İŞÇİLİĞİ VE DİLİ ÖNEMSER
Veysel Gültaş’ın hakkıyla yaptığı hem mesleki hem de edebiyatçı, yayımcı yanlarının en yakın tanıklarındanım. Onun bu konuda ne kadar titizlendiğini ve kılı kırk yararak sıfır hatalı olamasa da en az hatalı işler yapmak istediğini iyi bilirim. Bu yüzden yaptığı işleri, yazdıklarını defaten elden geçirir. İşçiliği ve dili önemser. Yine onca işe nokta koyup bu işlerin başlangıcı olan ve ilk başta elinden tutup buralara getiren dilbere, yani şiire dönüş yapmak ister. Şiirle zaman geçirmek diler. Sohbet etmek için bir araya geldiğimizde, kafasında olan Dünya Şiir Günü Bildirileri’ni bir araya toplamak, görünür yapmak isteğinden söz ederdi.
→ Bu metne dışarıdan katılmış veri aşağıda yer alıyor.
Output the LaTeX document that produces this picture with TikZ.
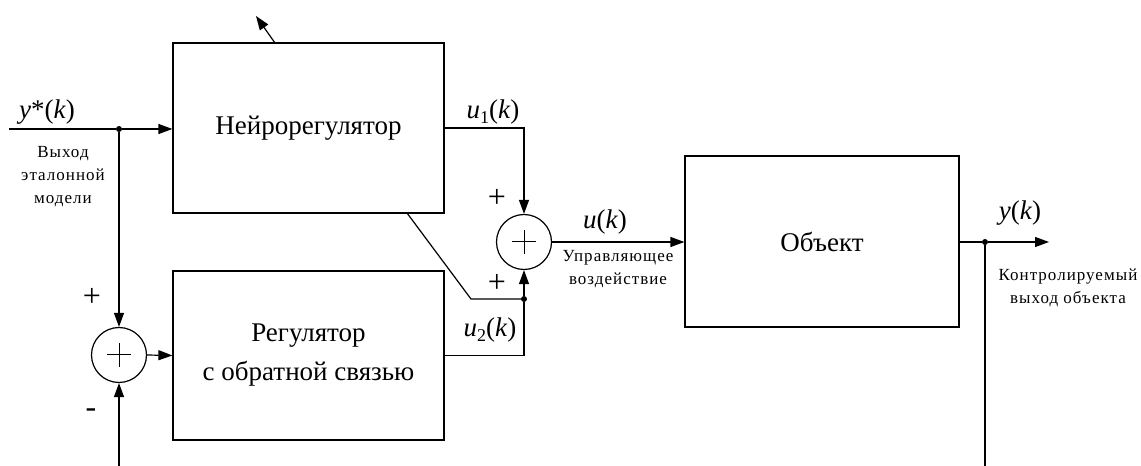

Uzun bir aradan sonra gittiğimde ‘Şiir Her Yerde Her zaman’ı ve ‘Hukukun Hukuksuzluğunu’ verdi bana. Mesleki kitabı bir yana bıraktım. Diğerine odaklandım. Çünkü dediğini yapmıştı. Kendisinin yazdığı güzel bir sunuyla karşılaştım ilk sayfalarda. Ardından da bildirileri gördüm: (Kaybettiklerimiz de var aralarında ışık içinde olsunlar.) İlk bildiri Mehmet H. Doğan’ındı: Dünya Şiir Günü Bildirilerinden Önce. Sonra sırasıyla, M. Cevdet Anday, F. Hüsnü Dağlarca, Gülten Akın, Ataol Behramoğlu, Ülkü Tamer, Arif Damar, Cevat Çapan, Ahmet Oktay, Kemal Özer, Özdemir İnce, Sait Maden, Sennur Sezer, Özkan Mert, Eray Canberk, Refik Durbaş, Afşar Timuçin, Güven Turan, Egemen Berköz, Cengiz Bektaş, Süreyya Berfe ve de Ahmet Telli imzalı bildirilerle karşılaştım, bu kağıdı, tasarımı, işçiliği temiz ve kaliteli kitapta... İlk kez 1999’da Unesco tarafından ilan edilen “Dünya Şiir Günü”nün amacı “Farkındalık yaratmak ve ulusal, evrensel, bölgesel şiir hareketlerine taze bir enerji” sağlamaktır. Bu günün Unesco Kültür Takvimine alınmasında Türkiye’deki yazar örgütlerinin ve edebiyatçıların çabasını anımsatmak isterim. İşte sadece bugünün bildirilerine değil ayrıca onları yazanların siyah beyaz fotoğraflarına ve birer de şiirine yer vermiş. İyi, güzel ve doğru, üstelik çok da temiz bir çalışma yapmış Gültaş. Bize düşen kitabı edinip neler yazmışlar diye okumak, sonra da arada bir yararlanmak için kitaplığımızda göz önünde bir rafa koymaktır.